• Collected material:
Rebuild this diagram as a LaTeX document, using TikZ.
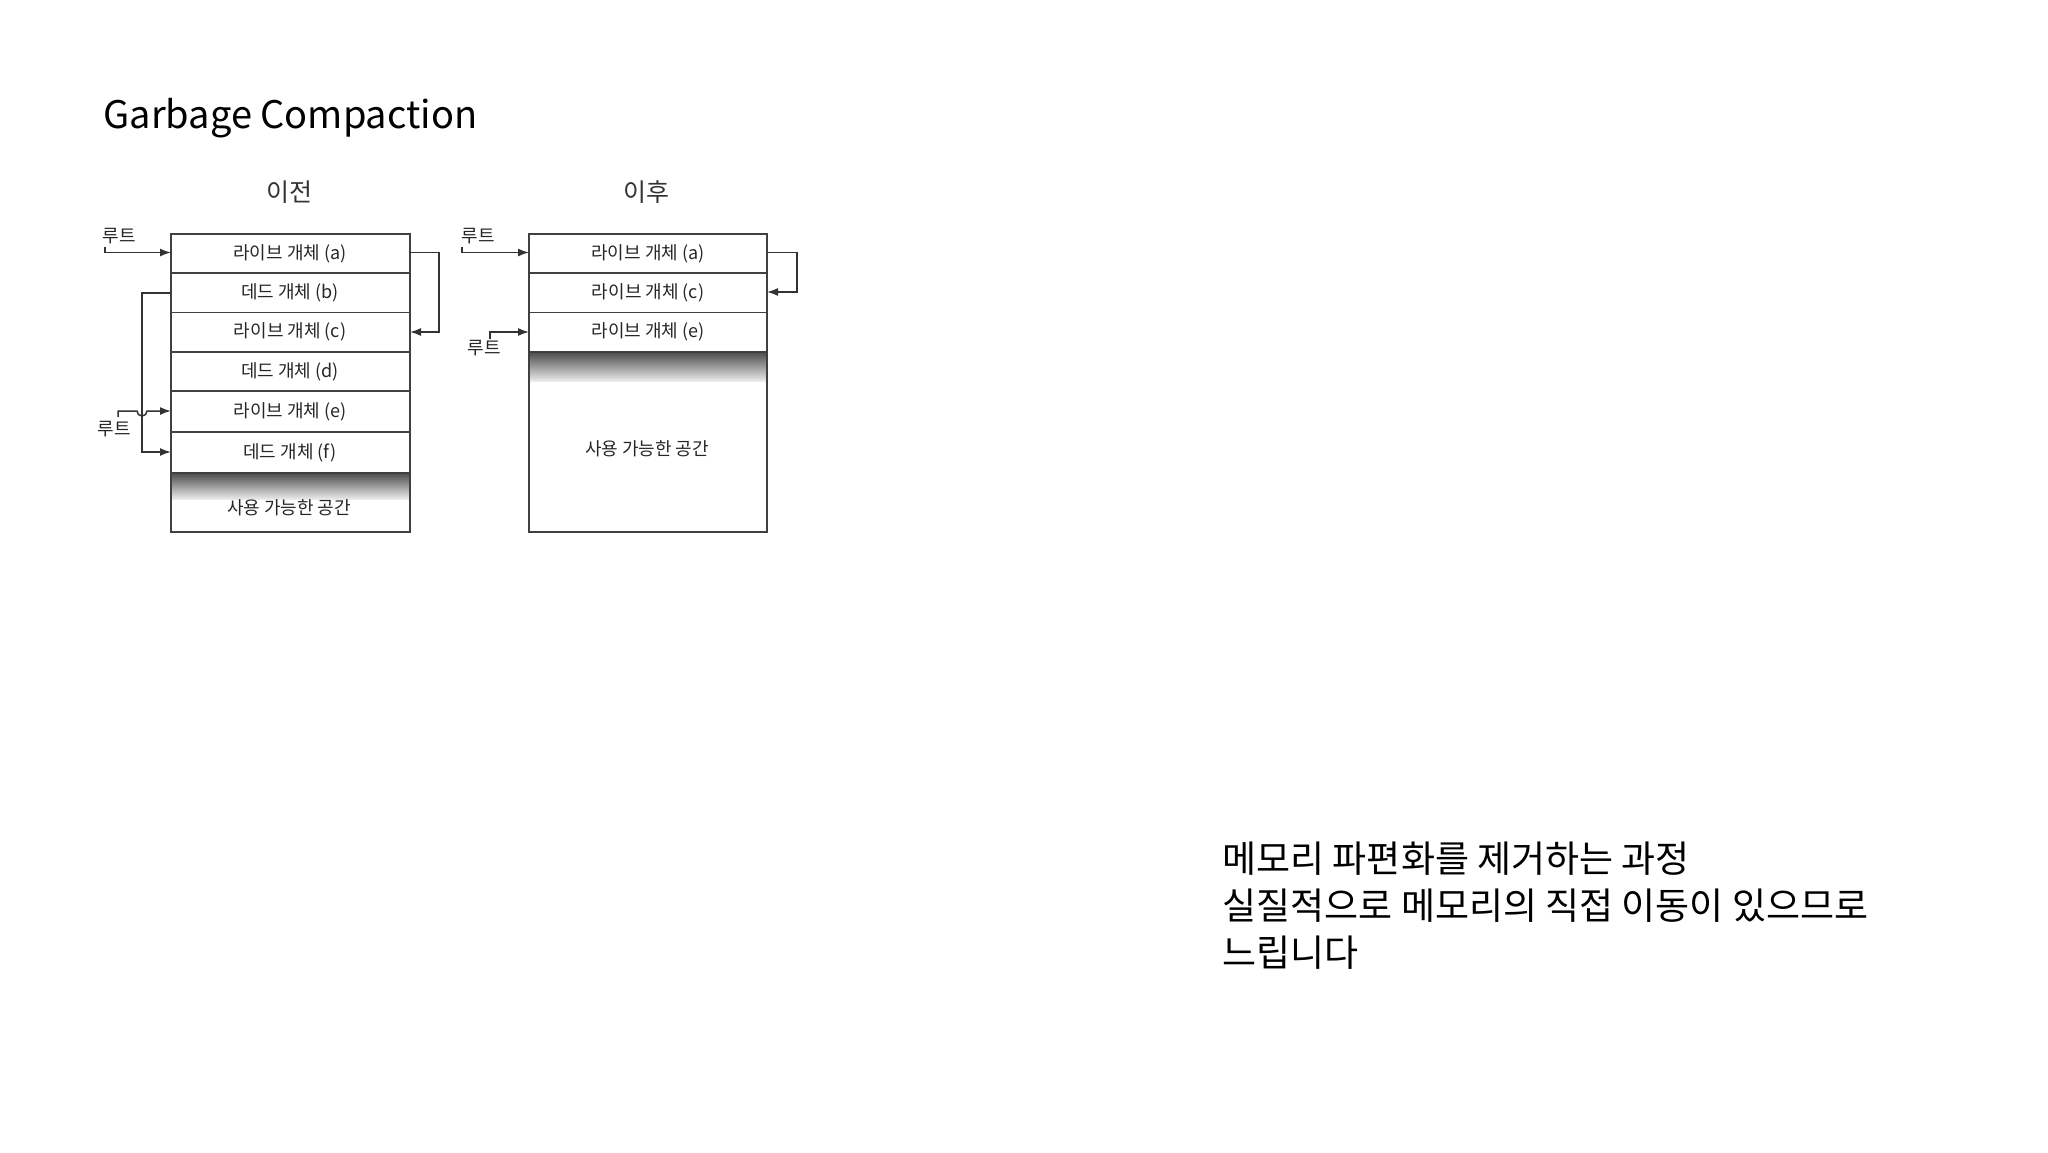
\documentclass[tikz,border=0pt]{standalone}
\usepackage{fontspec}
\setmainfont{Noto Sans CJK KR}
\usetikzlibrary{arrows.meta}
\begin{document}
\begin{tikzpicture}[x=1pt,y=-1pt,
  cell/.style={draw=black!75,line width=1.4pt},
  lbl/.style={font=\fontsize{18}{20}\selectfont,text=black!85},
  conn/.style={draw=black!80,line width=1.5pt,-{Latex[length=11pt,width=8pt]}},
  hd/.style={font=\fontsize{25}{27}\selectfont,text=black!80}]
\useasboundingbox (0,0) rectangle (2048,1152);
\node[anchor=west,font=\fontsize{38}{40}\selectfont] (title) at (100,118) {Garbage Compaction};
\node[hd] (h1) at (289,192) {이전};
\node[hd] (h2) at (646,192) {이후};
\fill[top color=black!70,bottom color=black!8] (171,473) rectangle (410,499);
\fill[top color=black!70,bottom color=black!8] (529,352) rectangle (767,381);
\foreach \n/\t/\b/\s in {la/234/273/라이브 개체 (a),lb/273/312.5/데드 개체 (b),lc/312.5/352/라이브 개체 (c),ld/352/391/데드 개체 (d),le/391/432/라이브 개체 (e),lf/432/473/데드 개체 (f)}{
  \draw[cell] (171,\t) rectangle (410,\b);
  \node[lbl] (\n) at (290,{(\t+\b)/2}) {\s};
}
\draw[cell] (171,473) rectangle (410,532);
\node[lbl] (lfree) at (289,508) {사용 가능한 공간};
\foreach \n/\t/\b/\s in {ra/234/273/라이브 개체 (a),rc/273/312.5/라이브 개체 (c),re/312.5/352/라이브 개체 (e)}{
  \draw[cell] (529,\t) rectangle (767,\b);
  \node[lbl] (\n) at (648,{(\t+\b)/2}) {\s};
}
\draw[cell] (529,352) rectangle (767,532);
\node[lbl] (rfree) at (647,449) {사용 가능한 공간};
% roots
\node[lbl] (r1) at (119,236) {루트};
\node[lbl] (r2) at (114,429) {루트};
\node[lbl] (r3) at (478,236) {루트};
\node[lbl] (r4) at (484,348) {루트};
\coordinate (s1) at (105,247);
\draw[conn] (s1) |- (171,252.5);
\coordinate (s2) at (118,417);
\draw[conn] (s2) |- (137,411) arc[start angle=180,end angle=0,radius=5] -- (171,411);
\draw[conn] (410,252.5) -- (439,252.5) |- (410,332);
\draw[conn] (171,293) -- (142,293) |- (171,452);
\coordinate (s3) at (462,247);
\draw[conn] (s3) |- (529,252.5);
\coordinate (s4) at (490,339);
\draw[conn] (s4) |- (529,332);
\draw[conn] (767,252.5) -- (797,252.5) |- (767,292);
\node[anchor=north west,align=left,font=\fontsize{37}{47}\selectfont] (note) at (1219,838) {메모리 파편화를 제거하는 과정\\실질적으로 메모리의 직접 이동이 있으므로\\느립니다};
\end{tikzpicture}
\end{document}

• Exercise objective:
Repeat the data above exactly, but not the pictures.

• Answer to this task:
Rebuild this diagram as a LaTeX document, using TikZ.
\documentclass[tikz,border=0pt]{standalone}
\usepackage{fontspec}
\setmainfont{Noto Sans CJK KR}
\usetikzlibrary{arrows.meta}
\begin{document}
\begin{tikzpicture}[x=1pt,y=-1pt,
  cell/.style={draw=black!75,line width=1.4pt},
  lbl/.style={font=\fontsize{18}{20}\selectfont,text=black!85},
  conn/.style={draw=black!80,line width=1.5pt,-{Latex[length=11pt,width=8pt]}},
  hd/.style={font=\fontsize{25}{27}\selectfont,text=black!80}]
\useasboundingbox (0,0) rectangle (2048,1152);
\node[anchor=west,font=\fontsize{38}{40}\selectfont] (title) at (100,118) {Garbage Compaction};
\node[hd] (h1) at (289,192) {이전};
\node[hd] (h2) at (646,192) {이후};
\fill[top color=black!70,bottom color=black!8] (171,473) rectangle (410,499);
\fill[top color=black!70,bottom color=black!8] (529,352) rectangle (767,381);
\foreach \n/\t/\b/\s in {la/234/273/라이브 개체 (a),lb/273/312.5/데드 개체 (b),lc/312.5/352/라이브 개체 (c),ld/352/391/데드 개체 (d),le/391/432/라이브 개체 (e),lf/432/473/데드 개체 (f)}{
  \draw[cell] (171,\t) rectangle (410,\b);
  \node[lbl] (\n) at (290,{(\t+\b)/2}) {\s};
}
\draw[cell] (171,473) rectangle (410,532);
\node[lbl] (lfree) at (289,508) {사용 가능한 공간};
\foreach \n/\t/\b/\s in {ra/234/273/라이브 개체 (a),rc/273/312.5/라이브 개체 (c),re/312.5/352/라이브 개체 (e)}{
  \draw[cell] (529,\t) rectangle (767,\b);
  \node[lbl] (\n) at (648,{(\t+\b)/2}) {\s};
}
\draw[cell] (529,352) rectangle (767,532);
\node[lbl] (rfree) at (647,449) {사용 가능한 공간};
% roots
\node[lbl] (r1) at (119,236) {루트};
\node[lbl] (r2) at (114,429) {루트};
\node[lbl] (r3) at (478,236) {루트};
\node[lbl] (r4) at (484,348) {루트};
\coordinate (s1) at (105,247);
\draw[conn] (s1) |- (171,252.5);
\coordinate (s2) at (118,417);
\draw[conn] (s2) |- (137,411) arc[start angle=180,end angle=0,radius=5] -- (171,411);
\draw[conn] (410,252.5) -- (439,252.5) |- (410,332);
\draw[conn] (171,293) -- (142,293) |- (171,452);
\coordinate (s3) at (462,247);
\draw[conn] (s3) |- (529,252.5);
\coordinate (s4) at (490,339);
\draw[conn] (s4) |- (529,332);
\draw[conn] (767,252.5) -- (797,252.5) |- (767,292);
\node[anchor=north west,align=left,font=\fontsize{37}{47}\selectfont] (note) at (1219,838) {메모리 파편화를 제거하는 과정\\실질적으로 메모리의 직접 이동이 있으므로\\느립니다};
\end{tikzpicture}
\end{document}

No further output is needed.